Ten years and s still Grateful

Ten years ago, on August 9, the most recorded human in history passed away in his sleep, a cryptic smile on his grizzled lips. Jerry Garcia died in his beloved west Marin County, only a few miles from Olompali, where he and his extended family from the San Francisco music scene spent some of the most beautiful hours of the last great summer of the ’60s. The year 1966 saw the “hippie” scene in its fullest, incandescent flower. Just a few months later, after the media frenzy in the wake of the Human Be-in, it all came crashing down around their lovely, naked shoulders.

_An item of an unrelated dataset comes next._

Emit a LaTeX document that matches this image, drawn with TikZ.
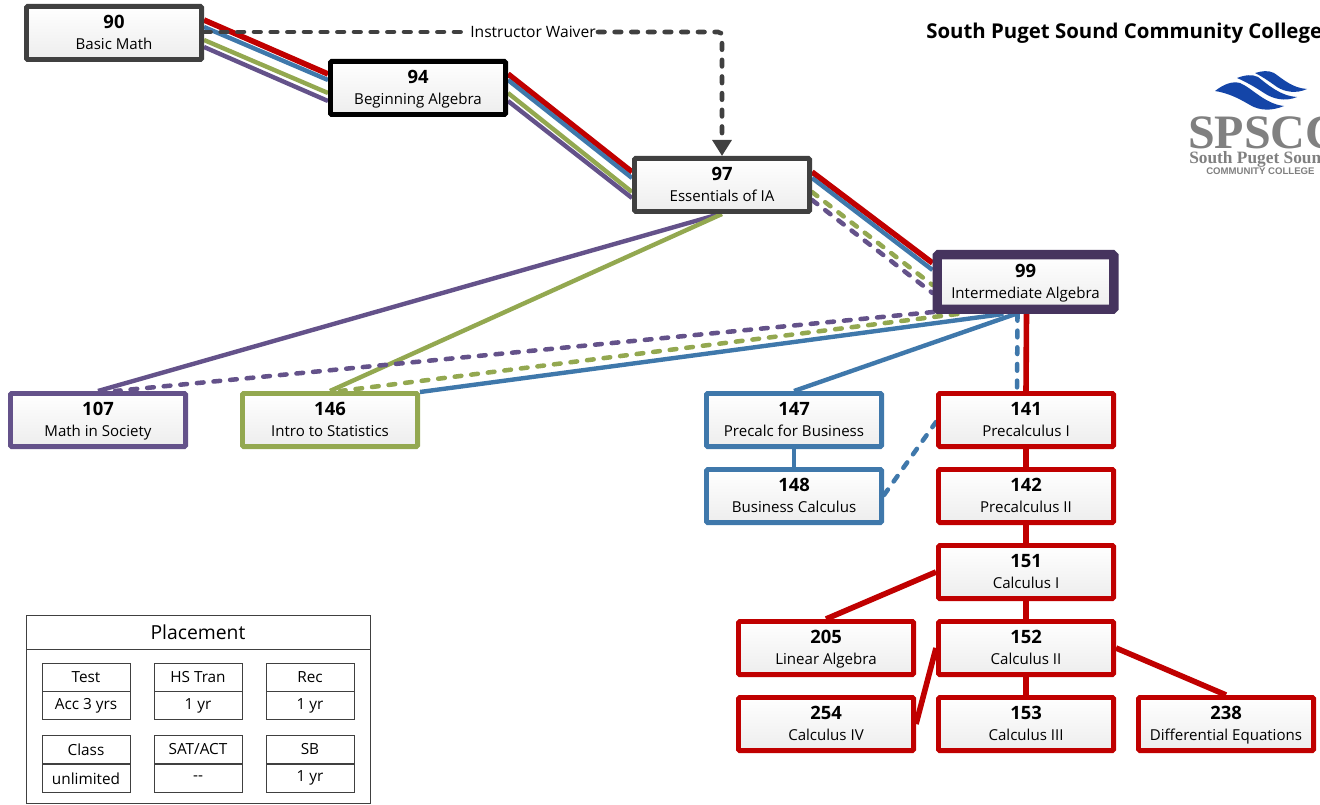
\documentclass[tikz,border=0pt]{standalone}
\usepackage{fontspec}
\setmainfont{Open Sans}
\newfontfamily\logoserif{Liberation Serif}
\newfontfamily\logosans{Liberation Sans}
\usetikzlibrary{calc,arrows.meta}
\definecolor{cred}{HTML}{C00000}
\definecolor{cblue}{HTML}{3F78AB}
\definecolor{cgreen}{HTML}{93A850}
\definecolor{cpurple}{HTML}{64528A}
\definecolor{cdark}{HTML}{404040}
\definecolor{cdeep}{HTML}{46345E}
\definecolor{clogo}{HTML}{1445A8}
\definecolor{cgray}{HTML}{808080}
\newcommand{\course}[2]{\rule{0pt}{12.1pt}{\fontsize{13.8}{14}\selectfont\bfseries #1}\\[3.85pt]{\fontsize{11.3}{12}\selectfont #2\vphantom{y}}}
\tikzset{
  x=0.75pt,y=-0.75pt,
  course/.style={draw=#1,line width=3.6pt,rounded corners=1pt,top color=white,bottom color=black!7,
    minimum width=131.4pt,minimum height=39.9pt,inner sep=0pt,align=center,text=black},
  wide/.style={draw=cdeep,line width=7pt,rounded corners=1pt,top color=white,bottom color=black!7,
    minimum width=132.5pt,minimum height=41pt,inner sep=0pt,align=center,text=black},
  lnk/.style={draw=#1,line width=3.3pt},
  red link/.style={draw=cred,line width=4.2pt},
  dlnk/.style={draw=#1,line width=3.4pt,dash pattern=on 5pt off 7.5pt,line cap=round},
  plain/.style={draw=cdark,line width=0.6pt,minimum width=66pt,minimum height=21pt,inner sep=0pt,font=\fontsize{11.5}{12}\selectfont},
}
\begin{document}
\begin{tikzpicture}
\useasboundingbox (0,0) rectangle (1320,805);
\clip (0,0) rectangle (1320,805);
\fill[white] (0,0) rectangle (1320,805);
\pgfdeclarelayer{front}\pgfsetlayers{main,front}
\begin{pgfonlayer}{front}
\node[course=cdark] (n90) at (114,33) {\course{90}{Basic Math}};
\node[course=black] (n94) at (418,88) {\course{94}{Beginning Algebra}};
\node[course=cdark] (n97) at (722,185) {\course{97}{Essentials of IA}};
\node[wide] (n99) at (1025.5,282) {\course{99}{Intermediate Algebra}};
\node[course=cpurple] (n107) at (98,420) {\course{107}{Math in Society}};
\node[course=cgreen] (n146) at (330,420) {\course{146}{Intro to Statistics}};
\node[course=cblue] (n147) at (794,420) {\course{147}{Precalc for Business}};
\node[course=cblue] (n148) at (794,496) {\course{148}{Business Calculus}};
\node[course=cred] (n141) at (1026,420) {\course{141}{Precalculus I}};
\node[course=cred] (n142) at (1026,496) {\course{142}{Precalculus II}};
\node[course=cred] (n151) at (1026,572) {\course{151}{Calculus I}};
\node[course=cred] (n205) at (826,648) {\course{205}{Linear Algebra}};
\node[course=cred] (n152) at (1026,648) {\course{152}{Calculus II}};
\node[course=cred] (n254) at (826,724) {\course{254}{Calculus IV}};
\node[course=cred] (n153) at (1026,724) {\course{153}{Calculus III}};
\node[course=cred] (n238) at (1226,724) {\course{238}{Differential Equations}};
\end{pgfonlayer}
% 90 -> 94
\draw[red link] ([shift={(0,-13)}]n90.east) -- ([shift={(0,-14)}]n94.west);
\draw[lnk=cblue] ([shift={(0,-6)}]n90.east) -- ([shift={(0,-8)}]n94.west);
\draw[lnk=cgreen] ([shift={(0,7)}]n90.east) -- ([shift={(0,5)}]n94.west);
\draw[lnk=cpurple] ([shift={(0,14)}]n90.east) -- ([shift={(0,13)}]n94.west);
% 94 -> 97
\draw[red link] ([shift={(0,-14)}]n94.east) -- ([shift={(0,-13)}]n97.west);
\draw[lnk=cblue] ([shift={(0,-8)}]n94.east) -- ([shift={(0,-7)}]n97.west);
\draw[lnk=cgreen] ([shift={(0,5)}]n94.east) -- ([shift={(0,7)}]n97.west);
\draw[lnk=cpurple] ([shift={(0,13)}]n94.east) -- ([shift={(0,13)}]n97.west);
% 97 -> 99
\draw[red link] ([shift={(0,-13)}]n97.east) -- ([shift={(0,-19)}]n99.west);
\draw[lnk=cblue] ([shift={(0,-7)}]n97.east) -- ([shift={(0,-12)}]n99.west);
\draw[dlnk=cgreen] ([shift={(0,7)}]n97.east) -- ([shift={(0,3)}]n99.west);
\draw[dlnk=cpurple] ([shift={(0,15)}]n97.east) -- ([shift={(0,11)}]n99.west);
% 97 -> 107, 146
\draw[lnk=cpurple] ([shift={(-2,0)}]n97.south) -- (n107.north);
\draw[lnk=cgreen] (n97.south) -- (n146.north);
% 99 -> 107, 146, 147, 141
\draw[dlnk=cpurple] ([shift={(-92,30)}]n99.center) -- ([shift={(17,0)}]n107.north);
\draw[dlnk=cgreen] ([shift={(-68,32)}]n99.center) -- ([shift={(10,0)}]n146.north);
\draw[lnk=cblue] ([shift={(-22,32)}]n99.center) -- ([shift={(0,-28)}]n146.east);
\draw[lnk=cblue] ([shift={(-10,32)}]n99.center) -- (n147.north);
\draw[dlnk=cblue] ([shift={(-8,32)}]n99.center) -- ([shift={(-9,0)}]n141.north);
\draw[red link] ([shift={(1,32)}]n99.center) -- (n141.north);
% business
\draw[lnk=cblue] (n147.south) -- (n148.north);
\draw[dlnk=cblue] ([shift={(0,-1)}]n148.east) -- ([shift={(0,2)}]n141.west);
% calculus chain
\draw[red link] (n141.south) -- (n142.north);
\draw[red link] (n142.south) -- (n151.north);
\draw[red link] (n151.south) -- (n152.north);
\draw[red link] (n152.south) -- (n153.north);
\draw[red link] (n151.west) -- (n205.north);
\draw[red link] (n152.west) -- (n254.east);
\draw[red link] (n152.east) -- (n238.north);
% waiver
\node[inner sep=1.5pt,fill=white,font=\fontsize{11.7}{12}\selectfont] (waiver) at (533,32) {Instructor Waiver};
\draw[draw=cdark,line width=3.4pt,dash pattern=on 5pt off 7.5pt,line cap=round] ([shift={(0,-1)}]n90.east) -- (waiver.west);
\draw[draw=cdark,line width=3.4pt,dash pattern=on 5pt off 7.5pt,line cap=round,rounded corners=3pt,-{Triangle[length=12pt,width=14pt,fill=cdark]}] (waiver.east) -| (n97.north);
% title and logo
\node[anchor=base west,inner sep=0pt,font=\fontsize{15.3}{17}\selectfont\bfseries] (title) at (926,39) {South Puget Sound Community College};
\fill[clogo] (1255,73) .. controls (1262,71) and (1268,70) .. (1274,73) .. controls (1283,79) and (1292,88) .. (1307,89) .. controls (1296,94) and (1285,92) .. (1277,87) .. controls (1270,82) and (1263,77) .. (1255,73) -- cycle;
\fill[clogo] (1237,78) .. controls (1245,75) and (1252,74) .. (1258,77) .. controls (1267,84) and (1280,96) .. (1297,97) .. controls (1285,102) and (1273,99) .. (1264,93) .. controls (1255,87) and (1246,82) .. (1237,78) -- cycle;
\fill[clogo] (1215,91) .. controls (1224,84) and (1232,81) .. (1240,83) .. controls (1252,88) and (1265,104) .. (1284,106) .. controls (1272,111) and (1260,111) .. (1250,105) .. controls (1238,98) and (1228,93) .. (1215,91) -- cycle;
\node[anchor=base west,inner sep=0pt,text=cgray,font=\logoserif\bfseries\fontsize{36}{36}\selectfont] (spscc) at (1188,149) {SPSCC};
\node[anchor=base west,inner sep=0pt,text=cgray,font=\logoserif\bfseries\fontsize{13}{13}\selectfont] (spsname) at (1189,164) {South Puget Sound};
\node[anchor=base west,inner sep=0pt,text=cgray,font=\logosans\bfseries\fontsize{7.2}{7}\selectfont] (spscomm) at (1206,175) {COMMUNITY COLLEGE};
% placement
\node[draw=cdark,line width=0.6pt,minimum width=258pt,minimum height=141.5pt,inner sep=0pt] (panel) at (198,709.5) {};
\node[draw=cdark,line width=0.6pt,minimum width=258pt,minimum height=25.5pt,inner sep=0pt,font=\fontsize{14.5}{15}\selectfont] (phead) at (198,632) {Placement};
\foreach \nm/\cx/\cy/\a/\b in {t/86/677/Test/Acc 3 yrs,h/198/677/HS Tran/1 yr,r/310/677/Rec/1 yr,c/86/749.5/Class/unlimited,s/198/749.5/SAT\slash ACT/-{}-,b/310/749.5/SB/1 yr}{
  \node[plain] (\nm a) at (\cx,\cy) {\a};
  \node[plain,anchor=north] (\nm b) at (\nm a.south) {\b};
}
\end{tikzpicture}
\end{document}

I wasn’t born until 1974 and can barely remember the late ’70s, but my father was a wild-eyed, acid-freak, lead guitarist in that last pre-Riggs decade and he passed on to me a love for those day-glo ideals of fairness, honesty and just plain consideration that were the gold standard of the nascent scene. But the best was the music. I cut my teeth on Janis Joplin, Jefferson Airplane, and The Beatles – lord, how fortunate I was! Just as hip-hop has shown today, the glorious music that came out of the late ’60s – particularly from San Francisco – demonstrated that even amidst chaos, violence, and fear, music has a visceral impact that effortlessly transcends the bullshit we wade through every day.

The bull goose looney, the often cripplingly sarcastic, pock-faced freak who drifted through those beflowered days like a reluctant Buddha, was none other than Jerry. He had a presence about him long before he earned the moniker “Captain Trips” (which he hated). At age 13, he was a greasy-haired, street punk; at 19, a stoned cog at the Presidio who was lucky enough to be declared “unfit for military service,” at 22, the hottest banjo player in the Bay Area. By 30, to his great chagrin, he had become a social icon.

Sitting on the grass at Olompali, in July 1966, he turned to his friend David Crosby and said, “Look around you, man. We’re the new archetypes.” It was the only explicit inkling he offered that he indeed understood his own place in the process. What balls that whole scene must have taken to look the entire slavering, cynical machine right in its metallic eye, laugh and say, fuck you! Let’s dance!

Far from the trite, flaccid shell that was handed down via Pat Boone and Life magazine, that first kernel of a scene was one of the boldest, most brilliant social experiments of the last 100 years, well equal in its way to the Anarchist syndicates of 1930s Spain or the musical foment of Jazz-era Harlem. That it failed, and was crushed is not an indictment but merely unfortunate and maybe inevitable.

But the Dead played on through it all, until the summer of 1995. I remember the lupine glee in the eyes of indie-hipsters: I’m grateful he’s dead, fuck those proto-human assholes who mocked our pain! And I remember walking along Garrison Bight in Key West, a bottle of Cuervo Commerorativo at my lips, angrily beating the tears off my face. I knew it was the end of an era and I was devastated to see it go.

Now, 10 years out from Jerry’s passing, I’m still coming to grips with his legacy. Jerry meant the world to me. His music was – and remains – an unadulterated source of joy and lightness, a direct conduit to the immense potential for goodness that exists within the human mind and soul. He got me to pick up my guitar, after years in mothballs, he got me to prick up my ears and listen for the high, lonesome music of the American sky. After all, for good or ill, he was as American as they come.

But one thing is clear: the ride is not over, brothers and sisters. As long as folks dance when they feel sad, or sing when they feel joy, the bus rolls on. There’s nothing trite about happiness and despite the vicious addictions, irresponsibility and various crap that clung to their edges, the Grateful Dead and Jerry Garcia, were always about spreading happiness, about the hope that we can be better – never the remembrance that we’re awful. It’s about transcending the beast and kissing God right on Her lips. Pure and simple, it’s about life and even though Jerry’s dead, I will always remain grateful.